Dagger would also need some mechanism to ensure that streaming tasks that expect to be able to send/receive data between each other are all active at the same time (currently, the scheduler only launches as many tasks as there are worker processes), as well as a mechanism to send/receive data asynchronously between concurrently-executing tasks.
All of these are non-trivial to implement flexibly and in a performant manner, so I’ll have to give some thought to the implementation. I’ve noted these items down in my Todo list, and will try to address them in the next 2-3 months.
It’s definitely possible right now, as long as you manage the inter-task channels yourself (manually allocating and passing RemoteChannels to tasks that need to communicate). This isn’t guaranteed to work as-is in the long-term, since we may want to skip scheduling some tasks based on load, memory, or some other metric (which the scheduler has the right to do per Dagger’s semantics). But when that changes, I intend to add a way to force the scheduler to schedule multiple tasks all at the same time so that they can communicate.
We don’t have a built-in API for these right now. Most likely, we would provide a way to communicate to Dagger that a given task can be executed multiple times on a collection which supports iterate, and Dagger would automatically transform this into something efficient and maximally parallel.

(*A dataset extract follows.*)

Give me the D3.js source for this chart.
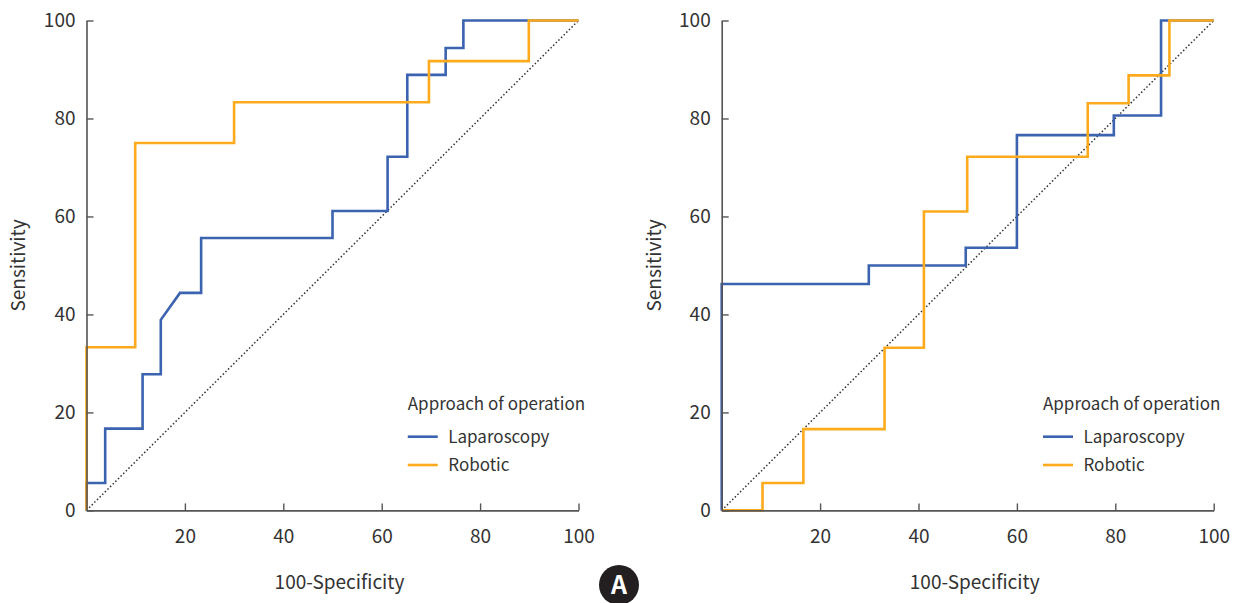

Stateful execution and checkpointing would be harder, since the way in which states may transition are problem-dependent, and naive transformation by Dagger might produce incorrect execution ordering.
For now, I would implement these features manually (which Dagger’s current APIs should be sufficient for), and then we can see what issues we run into to inform further development.
Dagger does not have a mechanism for back pressure, because we don’t have an explicit API for actors/stateful services. This would probably be best implemented in a separate package.